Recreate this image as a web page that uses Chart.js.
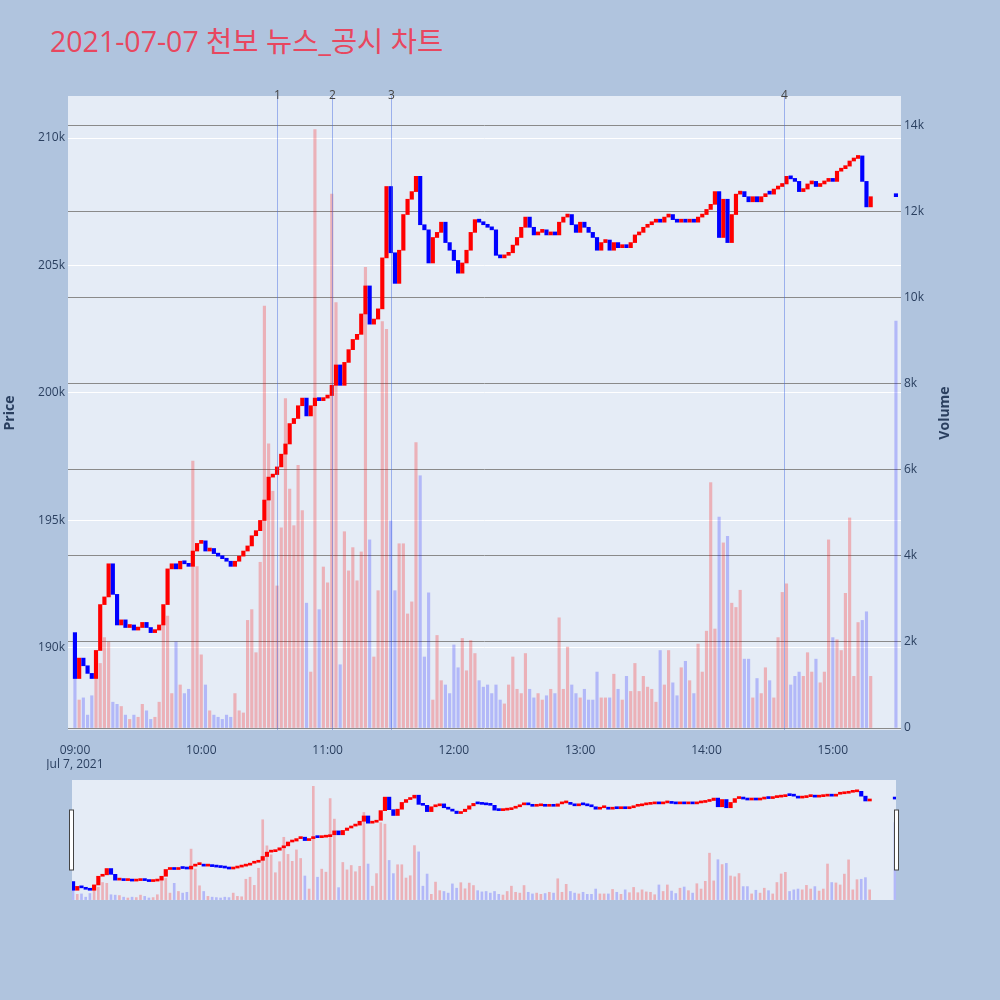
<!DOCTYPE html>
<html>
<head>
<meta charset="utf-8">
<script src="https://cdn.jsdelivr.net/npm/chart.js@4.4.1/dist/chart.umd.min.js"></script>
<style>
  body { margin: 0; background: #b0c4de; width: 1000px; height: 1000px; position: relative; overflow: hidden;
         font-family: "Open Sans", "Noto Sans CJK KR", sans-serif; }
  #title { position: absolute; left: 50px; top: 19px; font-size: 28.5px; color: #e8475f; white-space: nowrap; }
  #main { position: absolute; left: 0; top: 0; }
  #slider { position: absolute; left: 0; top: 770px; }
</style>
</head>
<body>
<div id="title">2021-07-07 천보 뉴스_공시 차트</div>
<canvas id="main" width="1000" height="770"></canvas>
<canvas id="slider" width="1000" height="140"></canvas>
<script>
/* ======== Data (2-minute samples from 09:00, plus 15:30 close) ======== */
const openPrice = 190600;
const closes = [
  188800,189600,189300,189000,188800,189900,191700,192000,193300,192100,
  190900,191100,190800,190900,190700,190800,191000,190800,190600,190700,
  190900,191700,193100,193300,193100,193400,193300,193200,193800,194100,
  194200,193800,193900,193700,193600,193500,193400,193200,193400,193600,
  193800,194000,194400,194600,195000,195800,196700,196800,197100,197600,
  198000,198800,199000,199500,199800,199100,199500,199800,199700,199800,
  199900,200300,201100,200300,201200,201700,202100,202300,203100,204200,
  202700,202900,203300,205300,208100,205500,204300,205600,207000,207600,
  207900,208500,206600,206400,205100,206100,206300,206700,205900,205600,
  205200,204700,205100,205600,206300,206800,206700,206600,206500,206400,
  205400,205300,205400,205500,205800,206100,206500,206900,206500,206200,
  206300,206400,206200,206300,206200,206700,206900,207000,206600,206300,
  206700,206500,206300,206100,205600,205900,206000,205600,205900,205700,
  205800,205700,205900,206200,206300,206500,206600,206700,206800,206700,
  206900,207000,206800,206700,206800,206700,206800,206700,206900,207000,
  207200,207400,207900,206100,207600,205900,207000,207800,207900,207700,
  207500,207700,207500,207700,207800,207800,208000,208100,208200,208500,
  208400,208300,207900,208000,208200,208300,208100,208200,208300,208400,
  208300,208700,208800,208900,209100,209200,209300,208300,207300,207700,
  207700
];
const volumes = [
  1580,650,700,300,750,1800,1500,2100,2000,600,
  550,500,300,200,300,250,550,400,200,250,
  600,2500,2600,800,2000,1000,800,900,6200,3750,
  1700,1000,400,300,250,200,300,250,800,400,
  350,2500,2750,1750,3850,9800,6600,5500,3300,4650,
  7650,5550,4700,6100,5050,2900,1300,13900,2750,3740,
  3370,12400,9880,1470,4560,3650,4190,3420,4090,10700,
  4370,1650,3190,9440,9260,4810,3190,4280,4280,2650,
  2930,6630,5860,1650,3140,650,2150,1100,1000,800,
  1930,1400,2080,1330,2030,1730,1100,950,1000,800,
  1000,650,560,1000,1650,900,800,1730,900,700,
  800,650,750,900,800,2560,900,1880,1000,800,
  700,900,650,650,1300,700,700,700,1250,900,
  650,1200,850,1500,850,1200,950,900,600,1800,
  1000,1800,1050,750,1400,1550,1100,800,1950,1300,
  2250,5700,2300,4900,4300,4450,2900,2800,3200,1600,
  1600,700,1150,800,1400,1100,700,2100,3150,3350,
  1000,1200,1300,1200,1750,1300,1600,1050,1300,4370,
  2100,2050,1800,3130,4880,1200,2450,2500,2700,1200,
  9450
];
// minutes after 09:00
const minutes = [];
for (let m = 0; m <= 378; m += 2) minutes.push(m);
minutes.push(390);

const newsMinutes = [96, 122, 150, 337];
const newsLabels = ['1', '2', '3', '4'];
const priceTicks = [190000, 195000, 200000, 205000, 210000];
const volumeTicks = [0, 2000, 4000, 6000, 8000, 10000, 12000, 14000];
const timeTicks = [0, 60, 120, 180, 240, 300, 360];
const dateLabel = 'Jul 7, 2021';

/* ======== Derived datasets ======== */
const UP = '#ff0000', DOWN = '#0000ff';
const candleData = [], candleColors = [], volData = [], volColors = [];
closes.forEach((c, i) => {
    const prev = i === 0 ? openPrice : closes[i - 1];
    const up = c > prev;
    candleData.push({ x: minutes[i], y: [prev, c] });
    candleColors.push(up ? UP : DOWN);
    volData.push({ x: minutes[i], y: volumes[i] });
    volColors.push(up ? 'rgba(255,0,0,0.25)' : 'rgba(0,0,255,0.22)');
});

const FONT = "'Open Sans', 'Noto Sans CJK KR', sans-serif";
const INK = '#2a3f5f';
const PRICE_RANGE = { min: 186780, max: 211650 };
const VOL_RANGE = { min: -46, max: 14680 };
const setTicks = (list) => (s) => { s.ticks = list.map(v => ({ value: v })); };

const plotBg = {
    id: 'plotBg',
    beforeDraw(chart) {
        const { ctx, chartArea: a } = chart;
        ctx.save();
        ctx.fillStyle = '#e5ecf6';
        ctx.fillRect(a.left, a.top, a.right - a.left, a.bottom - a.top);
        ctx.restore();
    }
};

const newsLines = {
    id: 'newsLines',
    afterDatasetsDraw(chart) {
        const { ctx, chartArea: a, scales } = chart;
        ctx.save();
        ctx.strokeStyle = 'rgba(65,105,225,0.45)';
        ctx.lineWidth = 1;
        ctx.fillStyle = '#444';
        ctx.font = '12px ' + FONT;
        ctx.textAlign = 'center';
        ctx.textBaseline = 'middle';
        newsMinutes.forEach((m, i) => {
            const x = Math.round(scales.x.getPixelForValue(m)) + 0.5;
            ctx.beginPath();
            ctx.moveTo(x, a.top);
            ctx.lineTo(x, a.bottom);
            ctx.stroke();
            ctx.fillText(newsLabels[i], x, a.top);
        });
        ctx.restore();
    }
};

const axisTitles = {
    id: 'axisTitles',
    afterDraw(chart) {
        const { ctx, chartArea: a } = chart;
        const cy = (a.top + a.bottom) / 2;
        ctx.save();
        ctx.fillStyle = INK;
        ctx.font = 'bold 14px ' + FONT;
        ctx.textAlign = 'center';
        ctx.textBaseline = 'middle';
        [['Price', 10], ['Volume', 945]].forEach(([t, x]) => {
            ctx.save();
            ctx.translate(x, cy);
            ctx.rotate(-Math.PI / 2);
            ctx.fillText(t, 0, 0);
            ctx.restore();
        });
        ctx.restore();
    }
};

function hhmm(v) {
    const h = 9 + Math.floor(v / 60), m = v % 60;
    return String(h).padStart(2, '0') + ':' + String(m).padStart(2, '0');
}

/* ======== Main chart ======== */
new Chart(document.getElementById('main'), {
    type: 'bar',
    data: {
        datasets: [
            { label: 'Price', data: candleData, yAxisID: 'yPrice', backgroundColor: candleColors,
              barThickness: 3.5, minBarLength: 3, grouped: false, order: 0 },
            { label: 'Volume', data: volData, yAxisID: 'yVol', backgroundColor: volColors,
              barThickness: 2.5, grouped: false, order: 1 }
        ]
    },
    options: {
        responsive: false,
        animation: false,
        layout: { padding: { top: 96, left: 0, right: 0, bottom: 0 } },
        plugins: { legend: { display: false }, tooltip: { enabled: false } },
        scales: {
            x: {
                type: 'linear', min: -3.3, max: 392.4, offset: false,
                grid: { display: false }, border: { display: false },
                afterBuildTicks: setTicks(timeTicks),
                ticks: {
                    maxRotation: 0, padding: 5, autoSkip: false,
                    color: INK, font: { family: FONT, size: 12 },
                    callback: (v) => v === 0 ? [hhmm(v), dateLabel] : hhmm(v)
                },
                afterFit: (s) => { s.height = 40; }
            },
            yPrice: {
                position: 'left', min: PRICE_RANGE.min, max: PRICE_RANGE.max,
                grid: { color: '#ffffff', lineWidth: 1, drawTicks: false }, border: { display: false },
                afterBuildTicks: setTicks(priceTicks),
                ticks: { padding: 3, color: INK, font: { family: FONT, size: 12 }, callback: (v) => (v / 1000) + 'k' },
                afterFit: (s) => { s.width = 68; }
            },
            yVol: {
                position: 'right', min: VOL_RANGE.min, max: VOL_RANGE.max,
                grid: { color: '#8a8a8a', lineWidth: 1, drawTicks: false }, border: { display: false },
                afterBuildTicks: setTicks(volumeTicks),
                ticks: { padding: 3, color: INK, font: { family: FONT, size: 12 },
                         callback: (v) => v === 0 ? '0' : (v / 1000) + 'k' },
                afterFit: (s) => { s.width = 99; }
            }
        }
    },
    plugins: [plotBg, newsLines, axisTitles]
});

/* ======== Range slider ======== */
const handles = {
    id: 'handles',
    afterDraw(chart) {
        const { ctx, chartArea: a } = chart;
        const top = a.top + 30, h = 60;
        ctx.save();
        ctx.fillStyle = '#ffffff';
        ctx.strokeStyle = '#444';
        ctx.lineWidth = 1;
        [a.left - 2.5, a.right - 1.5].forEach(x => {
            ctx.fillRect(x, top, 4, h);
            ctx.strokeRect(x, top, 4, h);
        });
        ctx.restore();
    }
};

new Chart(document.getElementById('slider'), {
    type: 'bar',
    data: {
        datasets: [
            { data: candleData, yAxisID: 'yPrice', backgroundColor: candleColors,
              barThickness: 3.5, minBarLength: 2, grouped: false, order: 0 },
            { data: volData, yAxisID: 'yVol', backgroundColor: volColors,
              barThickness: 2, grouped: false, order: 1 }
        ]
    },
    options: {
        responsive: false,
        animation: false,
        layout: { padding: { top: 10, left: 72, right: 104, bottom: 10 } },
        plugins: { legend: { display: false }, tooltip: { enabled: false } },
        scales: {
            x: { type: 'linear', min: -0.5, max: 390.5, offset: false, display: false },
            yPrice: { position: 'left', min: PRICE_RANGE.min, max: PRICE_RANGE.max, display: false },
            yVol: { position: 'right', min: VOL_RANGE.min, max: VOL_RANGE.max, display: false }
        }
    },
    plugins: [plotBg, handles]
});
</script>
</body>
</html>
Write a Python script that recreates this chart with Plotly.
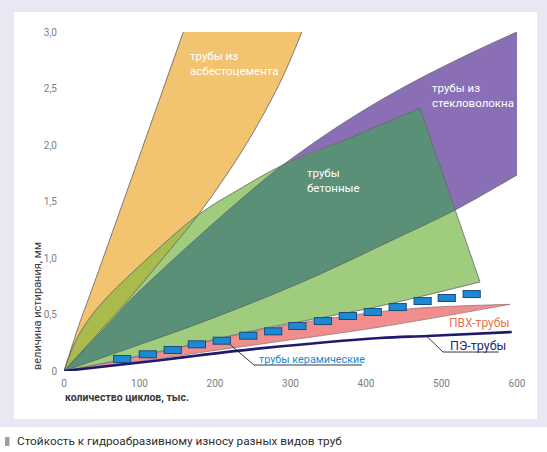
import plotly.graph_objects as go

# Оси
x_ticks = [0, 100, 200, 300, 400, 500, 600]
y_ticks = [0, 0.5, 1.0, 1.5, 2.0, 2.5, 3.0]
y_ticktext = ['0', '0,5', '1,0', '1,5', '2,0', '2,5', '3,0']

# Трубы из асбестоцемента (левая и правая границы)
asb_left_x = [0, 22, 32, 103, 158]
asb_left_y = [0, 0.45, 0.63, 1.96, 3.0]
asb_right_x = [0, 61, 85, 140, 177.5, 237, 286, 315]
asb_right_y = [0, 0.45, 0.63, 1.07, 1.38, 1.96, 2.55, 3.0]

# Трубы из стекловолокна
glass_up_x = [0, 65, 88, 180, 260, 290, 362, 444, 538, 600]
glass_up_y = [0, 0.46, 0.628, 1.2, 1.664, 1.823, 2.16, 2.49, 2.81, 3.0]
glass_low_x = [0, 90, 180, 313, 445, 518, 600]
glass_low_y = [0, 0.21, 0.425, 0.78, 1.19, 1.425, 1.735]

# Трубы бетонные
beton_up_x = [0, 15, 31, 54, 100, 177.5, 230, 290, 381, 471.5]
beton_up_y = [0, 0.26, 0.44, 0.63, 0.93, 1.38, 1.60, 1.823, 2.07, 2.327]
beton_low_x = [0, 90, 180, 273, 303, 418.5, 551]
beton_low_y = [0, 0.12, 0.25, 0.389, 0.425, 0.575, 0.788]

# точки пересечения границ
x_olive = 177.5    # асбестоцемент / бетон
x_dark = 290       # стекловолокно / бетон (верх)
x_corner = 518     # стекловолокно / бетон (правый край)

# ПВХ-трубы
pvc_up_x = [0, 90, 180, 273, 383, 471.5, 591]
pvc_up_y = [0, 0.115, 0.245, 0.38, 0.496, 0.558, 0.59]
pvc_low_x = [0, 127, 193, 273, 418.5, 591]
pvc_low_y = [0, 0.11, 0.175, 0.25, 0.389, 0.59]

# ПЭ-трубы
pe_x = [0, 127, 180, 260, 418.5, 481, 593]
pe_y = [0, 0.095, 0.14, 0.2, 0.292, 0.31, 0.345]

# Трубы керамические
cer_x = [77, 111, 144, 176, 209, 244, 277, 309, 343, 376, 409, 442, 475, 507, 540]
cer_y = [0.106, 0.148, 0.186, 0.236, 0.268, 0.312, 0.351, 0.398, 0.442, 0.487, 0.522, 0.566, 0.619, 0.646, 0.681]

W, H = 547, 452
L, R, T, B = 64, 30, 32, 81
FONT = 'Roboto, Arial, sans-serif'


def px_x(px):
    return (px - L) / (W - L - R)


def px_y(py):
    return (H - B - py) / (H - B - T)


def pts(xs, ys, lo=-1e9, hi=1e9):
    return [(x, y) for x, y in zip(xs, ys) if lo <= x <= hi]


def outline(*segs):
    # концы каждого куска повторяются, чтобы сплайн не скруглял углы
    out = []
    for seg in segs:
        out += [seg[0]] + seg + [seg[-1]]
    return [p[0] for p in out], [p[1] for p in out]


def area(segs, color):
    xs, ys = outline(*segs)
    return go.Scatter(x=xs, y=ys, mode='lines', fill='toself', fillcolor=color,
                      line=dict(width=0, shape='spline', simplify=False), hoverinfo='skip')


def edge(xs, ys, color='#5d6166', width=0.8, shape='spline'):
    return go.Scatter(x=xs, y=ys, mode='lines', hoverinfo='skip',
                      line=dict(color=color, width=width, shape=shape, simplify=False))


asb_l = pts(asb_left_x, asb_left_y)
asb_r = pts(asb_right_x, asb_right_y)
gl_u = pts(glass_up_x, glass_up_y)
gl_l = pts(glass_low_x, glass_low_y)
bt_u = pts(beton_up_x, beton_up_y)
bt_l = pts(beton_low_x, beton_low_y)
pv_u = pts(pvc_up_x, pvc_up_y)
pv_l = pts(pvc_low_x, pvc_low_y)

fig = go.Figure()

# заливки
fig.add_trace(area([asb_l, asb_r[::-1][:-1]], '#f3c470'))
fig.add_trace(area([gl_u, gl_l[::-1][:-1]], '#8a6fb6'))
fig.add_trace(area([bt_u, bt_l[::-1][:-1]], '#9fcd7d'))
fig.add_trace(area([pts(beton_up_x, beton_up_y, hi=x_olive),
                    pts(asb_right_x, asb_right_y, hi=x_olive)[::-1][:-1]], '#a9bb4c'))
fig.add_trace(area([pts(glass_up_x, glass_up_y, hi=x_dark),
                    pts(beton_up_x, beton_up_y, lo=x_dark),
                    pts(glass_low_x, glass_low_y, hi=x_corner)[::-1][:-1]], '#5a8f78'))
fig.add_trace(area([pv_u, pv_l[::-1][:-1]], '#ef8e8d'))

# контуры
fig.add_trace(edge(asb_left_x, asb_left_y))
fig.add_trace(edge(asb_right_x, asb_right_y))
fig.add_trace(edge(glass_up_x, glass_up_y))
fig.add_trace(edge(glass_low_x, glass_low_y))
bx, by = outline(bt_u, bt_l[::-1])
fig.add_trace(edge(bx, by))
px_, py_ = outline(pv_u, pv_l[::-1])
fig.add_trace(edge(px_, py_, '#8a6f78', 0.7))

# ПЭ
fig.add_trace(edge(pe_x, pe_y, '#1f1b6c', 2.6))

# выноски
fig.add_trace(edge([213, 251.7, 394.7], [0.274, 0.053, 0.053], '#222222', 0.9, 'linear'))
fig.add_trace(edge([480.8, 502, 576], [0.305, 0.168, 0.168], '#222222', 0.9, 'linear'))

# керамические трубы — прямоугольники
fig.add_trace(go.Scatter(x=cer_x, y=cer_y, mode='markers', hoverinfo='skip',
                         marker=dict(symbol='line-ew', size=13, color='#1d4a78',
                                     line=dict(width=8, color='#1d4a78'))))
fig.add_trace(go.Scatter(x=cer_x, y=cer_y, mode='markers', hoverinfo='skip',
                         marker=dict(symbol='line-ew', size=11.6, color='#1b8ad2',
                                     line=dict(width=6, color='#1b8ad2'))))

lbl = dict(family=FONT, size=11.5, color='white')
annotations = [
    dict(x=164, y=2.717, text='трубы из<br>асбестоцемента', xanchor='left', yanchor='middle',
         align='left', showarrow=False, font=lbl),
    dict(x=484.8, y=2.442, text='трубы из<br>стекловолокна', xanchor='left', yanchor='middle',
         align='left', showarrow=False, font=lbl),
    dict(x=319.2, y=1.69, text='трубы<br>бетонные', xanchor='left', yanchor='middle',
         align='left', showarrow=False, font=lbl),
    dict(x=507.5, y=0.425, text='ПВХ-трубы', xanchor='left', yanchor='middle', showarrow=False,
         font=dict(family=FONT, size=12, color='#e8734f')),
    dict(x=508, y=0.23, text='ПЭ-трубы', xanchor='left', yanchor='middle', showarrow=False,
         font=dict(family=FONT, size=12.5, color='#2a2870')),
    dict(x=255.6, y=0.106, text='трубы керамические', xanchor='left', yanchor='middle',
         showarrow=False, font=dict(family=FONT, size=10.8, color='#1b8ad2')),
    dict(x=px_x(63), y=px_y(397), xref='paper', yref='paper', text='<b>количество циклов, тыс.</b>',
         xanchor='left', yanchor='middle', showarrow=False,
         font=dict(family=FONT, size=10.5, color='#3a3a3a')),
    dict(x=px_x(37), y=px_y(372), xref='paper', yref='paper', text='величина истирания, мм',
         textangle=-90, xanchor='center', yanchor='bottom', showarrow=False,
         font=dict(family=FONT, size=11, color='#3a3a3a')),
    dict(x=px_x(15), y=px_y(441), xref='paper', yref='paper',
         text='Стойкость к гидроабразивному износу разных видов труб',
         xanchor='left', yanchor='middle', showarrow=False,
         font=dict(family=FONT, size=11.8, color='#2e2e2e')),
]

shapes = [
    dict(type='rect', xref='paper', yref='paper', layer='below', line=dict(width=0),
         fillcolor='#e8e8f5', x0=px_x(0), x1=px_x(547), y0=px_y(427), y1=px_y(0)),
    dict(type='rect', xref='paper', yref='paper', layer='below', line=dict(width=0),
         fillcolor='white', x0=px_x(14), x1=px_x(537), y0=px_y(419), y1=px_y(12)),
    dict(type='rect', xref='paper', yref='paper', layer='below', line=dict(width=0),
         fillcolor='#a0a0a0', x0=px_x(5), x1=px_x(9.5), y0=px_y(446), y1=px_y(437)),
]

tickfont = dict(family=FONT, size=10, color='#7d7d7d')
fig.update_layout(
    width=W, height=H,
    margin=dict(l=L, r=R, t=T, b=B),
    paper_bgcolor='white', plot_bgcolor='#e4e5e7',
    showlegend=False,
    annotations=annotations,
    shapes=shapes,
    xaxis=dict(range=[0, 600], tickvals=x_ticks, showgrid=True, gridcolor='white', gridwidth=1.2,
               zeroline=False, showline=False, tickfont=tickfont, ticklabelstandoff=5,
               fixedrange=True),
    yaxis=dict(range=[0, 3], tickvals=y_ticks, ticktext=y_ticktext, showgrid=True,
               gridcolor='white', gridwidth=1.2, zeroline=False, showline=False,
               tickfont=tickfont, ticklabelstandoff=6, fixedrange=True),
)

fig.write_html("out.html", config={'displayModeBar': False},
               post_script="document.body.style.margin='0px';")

→ **STATED PROBLEM**
From the listing above, restate verbatim the lines running from the one with "Write a Python" through the one with "return [(x, y)", inclusive, but not the pictures.

→ **RESPONSE**
Write a Python script that recreates this chart with Plotly.
import plotly.graph_objects as go

# Оси
x_ticks = [0, 100, 200, 300, 400, 500, 600]
y_ticks = [0, 0.5, 1.0, 1.5, 2.0, 2.5, 3.0]
y_ticktext = ['0', '0,5', '1,0', '1,5', '2,0', '2,5', '3,0']

# Трубы из асбестоцемента (левая и правая границы)
asb_left_x = [0, 22, 32, 103, 158]
asb_left_y = [0, 0.45, 0.63, 1.96, 3.0]
asb_right_x = [0, 61, 85, 140, 177.5, 237, 286, 315]
asb_right_y = [0, 0.45, 0.63, 1.07, 1.38, 1.96, 2.55, 3.0]

# Трубы из стекловолокна
glass_up_x = [0, 65, 88, 180, 260, 290, 362, 444, 538, 600]
glass_up_y = [0, 0.46, 0.628, 1.2, 1.664, 1.823, 2.16, 2.49, 2.81, 3.0]
glass_low_x = [0, 90, 180, 313, 445, 518, 600]
glass_low_y = [0, 0.21, 0.425, 0.78, 1.19, 1.425, 1.735]

# Трубы бетонные
beton_up_x = [0, 15, 31, 54, 100, 177.5, 230, 290, 381, 471.5]
beton_up_y = [0, 0.26, 0.44, 0.63, 0.93, 1.38, 1.60, 1.823, 2.07, 2.327]
beton_low_x = [0, 90, 180, 273, 303, 418.5, 551]
beton_low_y = [0, 0.12, 0.25, 0.389, 0.425, 0.575, 0.788]

# точки пересечения границ
x_olive = 177.5    # асбестоцемент / бетон
x_dark = 290       # стекловолокно / бетон (верх)
x_corner = 518     # стекловолокно / бетон (правый край)

# ПВХ-трубы
pvc_up_x = [0, 90, 180, 273, 383, 471.5, 591]
pvc_up_y = [0, 0.115, 0.245, 0.38, 0.496, 0.558, 0.59]
pvc_low_x = [0, 127, 193, 273, 418.5, 591]
pvc_low_y = [0, 0.11, 0.175, 0.25, 0.389, 0.59]

# ПЭ-трубы
pe_x = [0, 127, 180, 260, 418.5, 481, 593]
pe_y = [0, 0.095, 0.14, 0.2, 0.292, 0.31, 0.345]

# Трубы керамические
cer_x = [77, 111, 144, 176, 209, 244, 277, 309, 343, 376, 409, 442, 475, 507, 540]
cer_y = [0.106, 0.148, 0.186, 0.236, 0.268, 0.312, 0.351, 0.398, 0.442, 0.487, 0.522, 0.566, 0.619, 0.646, 0.681]

W, H = 547, 452
L, R, T, B = 64, 30, 32, 81
FONT = 'Roboto, Arial, sans-serif'


def px_x(px):
    return (px - L) / (W - L - R)


def px_y(py):
    return (H - B - py) / (H - B - T)


def pts(xs, ys, lo=-1e9, hi=1e9):
    return [(x, y) for x, y in zip(xs, ys) if lo <= x <= hi]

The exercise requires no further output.